## Given instruction:
Please retype the data in full and exactly; the pictures are not part of the copy.

## Stored data:

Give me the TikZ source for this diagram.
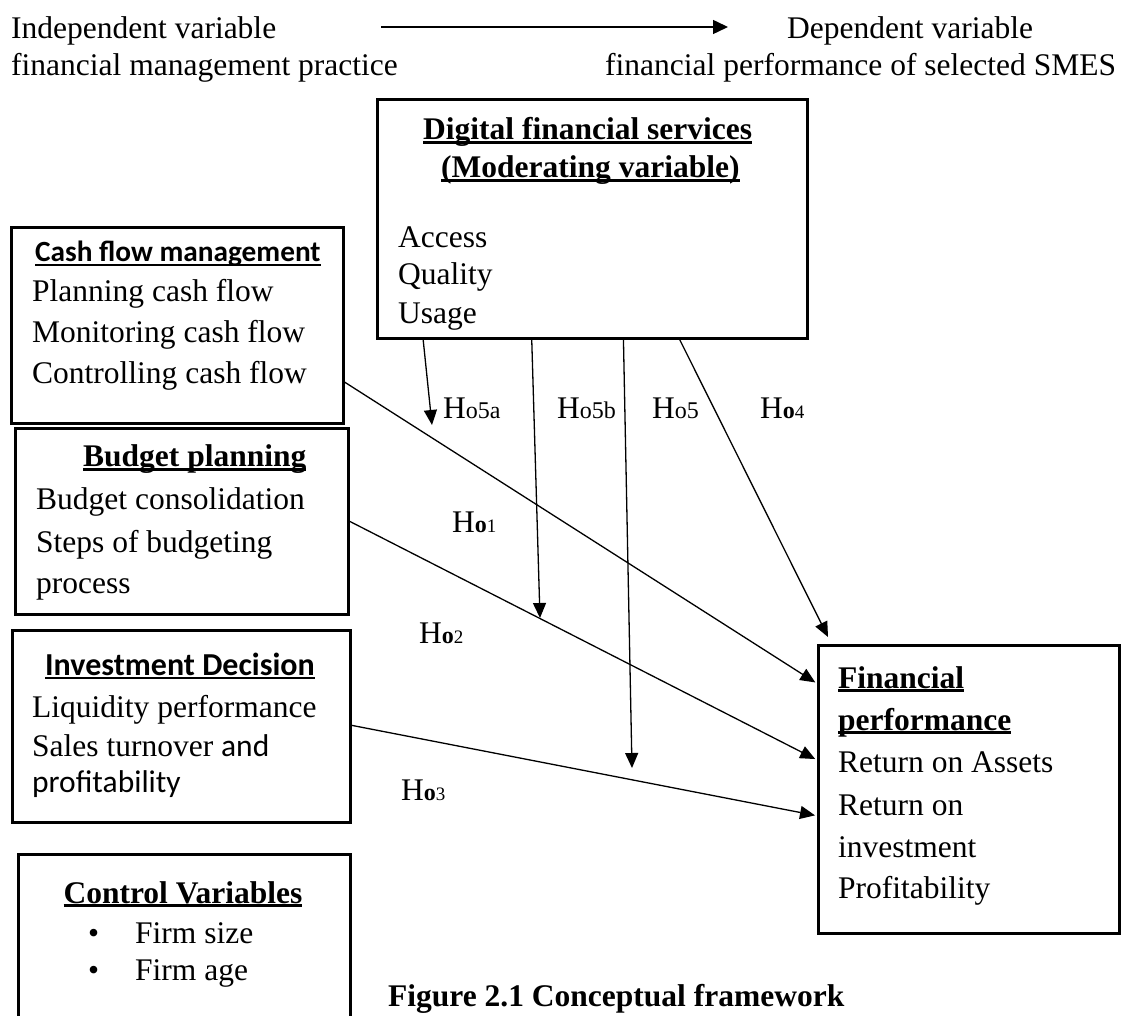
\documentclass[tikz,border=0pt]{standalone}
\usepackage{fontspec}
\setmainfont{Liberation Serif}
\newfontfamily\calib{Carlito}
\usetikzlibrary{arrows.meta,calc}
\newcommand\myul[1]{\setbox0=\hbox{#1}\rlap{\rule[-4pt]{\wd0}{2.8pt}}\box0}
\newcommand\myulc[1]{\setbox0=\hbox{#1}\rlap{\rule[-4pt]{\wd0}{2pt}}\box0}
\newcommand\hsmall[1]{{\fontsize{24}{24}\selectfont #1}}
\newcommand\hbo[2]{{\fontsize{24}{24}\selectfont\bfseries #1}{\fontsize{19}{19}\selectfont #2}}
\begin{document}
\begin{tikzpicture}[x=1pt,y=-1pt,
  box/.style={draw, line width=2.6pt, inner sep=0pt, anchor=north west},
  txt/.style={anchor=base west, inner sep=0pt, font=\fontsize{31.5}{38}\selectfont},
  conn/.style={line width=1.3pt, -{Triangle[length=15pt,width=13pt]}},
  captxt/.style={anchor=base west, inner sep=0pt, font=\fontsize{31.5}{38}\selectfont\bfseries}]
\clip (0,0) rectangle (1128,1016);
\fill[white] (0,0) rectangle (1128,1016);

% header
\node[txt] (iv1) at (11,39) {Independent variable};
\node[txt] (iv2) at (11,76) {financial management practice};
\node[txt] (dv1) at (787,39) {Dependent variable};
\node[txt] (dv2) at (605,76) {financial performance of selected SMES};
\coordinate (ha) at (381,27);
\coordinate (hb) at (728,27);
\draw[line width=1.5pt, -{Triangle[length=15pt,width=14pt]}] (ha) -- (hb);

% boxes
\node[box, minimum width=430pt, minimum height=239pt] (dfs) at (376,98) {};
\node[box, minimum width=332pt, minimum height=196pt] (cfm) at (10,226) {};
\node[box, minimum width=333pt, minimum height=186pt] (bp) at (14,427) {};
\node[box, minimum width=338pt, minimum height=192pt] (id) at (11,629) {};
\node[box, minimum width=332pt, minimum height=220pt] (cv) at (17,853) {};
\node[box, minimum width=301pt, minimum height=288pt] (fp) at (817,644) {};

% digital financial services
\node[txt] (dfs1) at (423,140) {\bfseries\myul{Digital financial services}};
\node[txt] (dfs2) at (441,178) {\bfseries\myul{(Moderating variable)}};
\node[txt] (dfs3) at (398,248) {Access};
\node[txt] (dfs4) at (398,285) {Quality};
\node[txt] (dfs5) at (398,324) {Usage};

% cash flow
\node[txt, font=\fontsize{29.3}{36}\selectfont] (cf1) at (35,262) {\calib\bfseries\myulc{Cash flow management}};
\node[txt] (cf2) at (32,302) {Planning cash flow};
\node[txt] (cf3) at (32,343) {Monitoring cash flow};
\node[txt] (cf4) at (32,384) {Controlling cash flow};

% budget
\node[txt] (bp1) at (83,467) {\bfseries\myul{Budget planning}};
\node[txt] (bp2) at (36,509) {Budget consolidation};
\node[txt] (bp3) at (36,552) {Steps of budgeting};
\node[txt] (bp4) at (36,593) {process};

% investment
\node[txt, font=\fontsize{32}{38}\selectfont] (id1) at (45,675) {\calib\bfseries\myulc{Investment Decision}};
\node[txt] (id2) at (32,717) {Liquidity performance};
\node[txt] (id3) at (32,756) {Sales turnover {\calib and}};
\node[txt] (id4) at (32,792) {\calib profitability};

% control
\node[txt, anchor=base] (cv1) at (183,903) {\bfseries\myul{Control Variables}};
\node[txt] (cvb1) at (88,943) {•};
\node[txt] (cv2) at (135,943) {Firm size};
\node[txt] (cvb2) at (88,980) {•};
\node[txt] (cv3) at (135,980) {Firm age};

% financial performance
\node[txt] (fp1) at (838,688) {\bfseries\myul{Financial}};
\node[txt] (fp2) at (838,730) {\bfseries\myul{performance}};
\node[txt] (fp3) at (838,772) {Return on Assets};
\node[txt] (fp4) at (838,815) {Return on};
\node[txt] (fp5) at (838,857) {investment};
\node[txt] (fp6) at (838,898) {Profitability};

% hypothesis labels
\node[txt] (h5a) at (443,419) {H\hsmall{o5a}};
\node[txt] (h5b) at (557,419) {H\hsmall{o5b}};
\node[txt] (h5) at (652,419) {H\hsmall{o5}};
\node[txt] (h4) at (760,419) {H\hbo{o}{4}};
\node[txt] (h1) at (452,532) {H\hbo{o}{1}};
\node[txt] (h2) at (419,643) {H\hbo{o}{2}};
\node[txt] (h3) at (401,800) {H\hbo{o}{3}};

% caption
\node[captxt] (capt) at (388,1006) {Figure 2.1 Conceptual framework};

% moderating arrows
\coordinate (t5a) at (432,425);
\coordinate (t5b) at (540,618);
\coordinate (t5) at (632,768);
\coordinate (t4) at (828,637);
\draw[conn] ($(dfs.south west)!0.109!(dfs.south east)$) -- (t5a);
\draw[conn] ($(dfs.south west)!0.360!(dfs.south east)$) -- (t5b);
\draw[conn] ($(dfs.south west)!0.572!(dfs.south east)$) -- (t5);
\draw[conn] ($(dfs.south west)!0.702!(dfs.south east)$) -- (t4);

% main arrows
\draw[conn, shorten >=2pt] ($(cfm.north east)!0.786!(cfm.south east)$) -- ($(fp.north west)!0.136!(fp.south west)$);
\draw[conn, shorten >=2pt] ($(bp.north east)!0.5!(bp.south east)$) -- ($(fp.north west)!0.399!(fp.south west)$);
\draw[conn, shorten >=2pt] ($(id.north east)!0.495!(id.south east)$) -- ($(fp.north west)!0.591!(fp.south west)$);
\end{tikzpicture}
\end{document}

## Result for this task:
Give me the TikZ source for this diagram.
\documentclass[tikz,border=0pt]{standalone}
\usepackage{fontspec}
\setmainfont{Liberation Serif}
\newfontfamily\calib{Carlito}
\usetikzlibrary{arrows.meta,calc}
\newcommand\myul[1]{\setbox0=\hbox{#1}\rlap{\rule[-4pt]{\wd0}{2.8pt}}\box0}
\newcommand\myulc[1]{\setbox0=\hbox{#1}\rlap{\rule[-4pt]{\wd0}{2pt}}\box0}
\newcommand\hsmall[1]{{\fontsize{24}{24}\selectfont #1}}
\newcommand\hbo[2]{{\fontsize{24}{24}\selectfont\bfseries #1}{\fontsize{19}{19}\selectfont #2}}
\begin{document}
\begin{tikzpicture}[x=1pt,y=-1pt,
  box/.style={draw, line width=2.6pt, inner sep=0pt, anchor=north west},
  txt/.style={anchor=base west, inner sep=0pt, font=\fontsize{31.5}{38}\selectfont},
  conn/.style={line width=1.3pt, -{Triangle[length=15pt,width=13pt]}},
  captxt/.style={anchor=base west, inner sep=0pt, font=\fontsize{31.5}{38}\selectfont\bfseries}]
\clip (0,0) rectangle (1128,1016);
\fill[white] (0,0) rectangle (1128,1016);

% header
\node[txt] (iv1) at (11,39) {Independent variable};
\node[txt] (iv2) at (11,76) {financial management practice};
\node[txt] (dv1) at (787,39) {Dependent variable};
\node[txt] (dv2) at (605,76) {financial performance of selected SMES};
\coordinate (ha) at (381,27);
\coordinate (hb) at (728,27);
\draw[line width=1.5pt, -{Triangle[length=15pt,width=14pt]}] (ha) -- (hb);

% boxes
\node[box, minimum width=430pt, minimum height=239pt] (dfs) at (376,98) {};
\node[box, minimum width=332pt, minimum height=196pt] (cfm) at (10,226) {};
\node[box, minimum width=333pt, minimum height=186pt] (bp) at (14,427) {};
\node[box, minimum width=338pt, minimum height=192pt] (id) at (11,629) {};
\node[box, minimum width=332pt, minimum height=220pt] (cv) at (17,853) {};
\node[box, minimum width=301pt, minimum height=288pt] (fp) at (817,644) {};

% digital financial services
\node[txt] (dfs1) at (423,140) {\bfseries\myul{Digital financial services}};
\node[txt] (dfs2) at (441,178) {\bfseries\myul{(Moderating variable)}};
\node[txt] (dfs3) at (398,248) {Access};
\node[txt] (dfs4) at (398,285) {Quality};
\node[txt] (dfs5) at (398,324) {Usage};

% cash flow
\node[txt, font=\fontsize{29.3}{36}\selectfont] (cf1) at (35,262) {\calib\bfseries\myulc{Cash flow management}};
\node[txt] (cf2) at (32,302) {Planning cash flow};
\node[txt] (cf3) at (32,343) {Monitoring cash flow};
\node[txt] (cf4) at (32,384) {Controlling cash flow};

% budget
\node[txt] (bp1) at (83,467) {\bfseries\myul{Budget planning}};
\node[txt] (bp2) at (36,509) {Budget consolidation};
\node[txt] (bp3) at (36,552) {Steps of budgeting};
\node[txt] (bp4) at (36,593) {process};

% investment
\node[txt, font=\fontsize{32}{38}\selectfont] (id1) at (45,675) {\calib\bfseries\myulc{Investment Decision}};
\node[txt] (id2) at (32,717) {Liquidity performance};
\node[txt] (id3) at (32,756) {Sales turnover {\calib and}};
\node[txt] (id4) at (32,792) {\calib profitability};

% control
\node[txt, anchor=base] (cv1) at (183,903) {\bfseries\myul{Control Variables}};
\node[txt] (cvb1) at (88,943) {•};
\node[txt] (cv2) at (135,943) {Firm size};
\node[txt] (cvb2) at (88,980) {•};
\node[txt] (cv3) at (135,980) {Firm age};

% financial performance
\node[txt] (fp1) at (838,688) {\bfseries\myul{Financial}};
\node[txt] (fp2) at (838,730) {\bfseries\myul{performance}};
\node[txt] (fp3) at (838,772) {Return on Assets};
\node[txt] (fp4) at (838,815) {Return on};
\node[txt] (fp5) at (838,857) {investment};
\node[txt] (fp6) at (838,898) {Profitability};

% hypothesis labels
\node[txt] (h5a) at (443,419) {H\hsmall{o5a}};
\node[txt] (h5b) at (557,419) {H\hsmall{o5b}};
\node[txt] (h5) at (652,419) {H\hsmall{o5}};
\node[txt] (h4) at (760,419) {H\hbo{o}{4}};
\node[txt] (h1) at (452,532) {H\hbo{o}{1}};
\node[txt] (h2) at (419,643) {H\hbo{o}{2}};
\node[txt] (h3) at (401,800) {H\hbo{o}{3}};

% caption
\node[captxt] (capt) at (388,1006) {Figure 2.1 Conceptual framework};

% moderating arrows
\coordinate (t5a) at (432,425);
\coordinate (t5b) at (540,618);
\coordinate (t5) at (632,768);
\coordinate (t4) at (828,637);
\draw[conn] ($(dfs.south west)!0.109!(dfs.south east)$) -- (t5a);
\draw[conn] ($(dfs.south west)!0.360!(dfs.south east)$) -- (t5b);
\draw[conn] ($(dfs.south west)!0.572!(dfs.south east)$) -- (t5);
\draw[conn] ($(dfs.south west)!0.702!(dfs.south east)$) -- (t4);

% main arrows
\draw[conn, shorten >=2pt] ($(cfm.north east)!0.786!(cfm.south east)$) -- ($(fp.north west)!0.136!(fp.south west)$);
\draw[conn, shorten >=2pt] ($(bp.north east)!0.5!(bp.south east)$) -- ($(fp.north west)!0.399!(fp.south west)$);
\draw[conn, shorten >=2pt] ($(id.north east)!0.495!(id.south east)$) -- ($(fp.north west)!0.591!(fp.south west)$);
\end{tikzpicture}
\end{document}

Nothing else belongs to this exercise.